Sugaring Weather
In New Jersey, maple sap begins to flow in early February when the nights fall below freezing and the days warm to above freezing. During this time you may also see icicles, a sign of sugaring weather. Generally, the season lasts three to four weeks followed by spring.
Sugar Content
You can make syrup from the sap of any maple tree, but sugar maple Acer saccharum produces sap with the greatest sugar content—up to 2%. Other maple trees have 1% or less of sugar. The sap is boiled in an evaporator, a special stove used for making maple syrup. The syrup is done when the sugar content is 67%.
Five Steps to Syrup
1. Tap a maple tree that is at least 10” in diameter. Tap on the sunny south side of the tree.
2. Hang a bucket by hammering a spile with an attached hook into the hole.
3. Collect the sap as soon as possible so it can be processed before it spoils.
4. Boil sap until it is reduced from 2% sugar and 98% water to 67% sugar and 33% water.

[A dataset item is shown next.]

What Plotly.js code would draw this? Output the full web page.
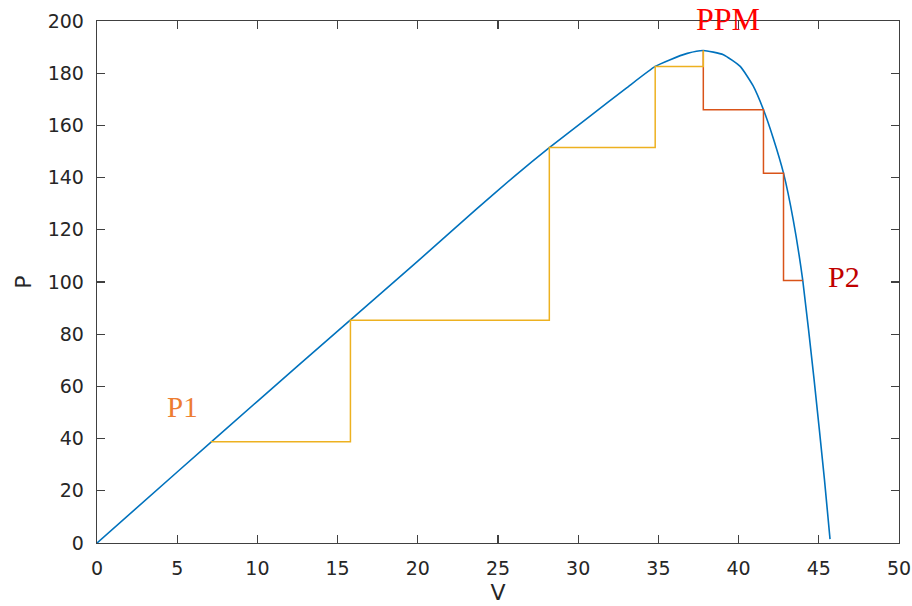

5. Bottle and enjoy the finished syrup.
Grade A Light Amber
Flavor: mild, most delicate maple flavor
Time: made earlier in the season when the weather is colder
Use: maple candy and maple cream
Grade A Medium Amber
Flavor: easily discernible maple flavor
Time:
made after the sugaring season begins to warm
Use:
most popular grade of table syrup
Grade A Dark Amber
Flavor: strong maple flavor
Time:
made later in the season as the days get longer and warmer
Use:
table and baking
Grade B
Flavor: strong maple and caramel flavor
Time: last syrup made in the season
Use: baking
Maple Syrup Grades
The grading system for syrup was established by the USDA based on color.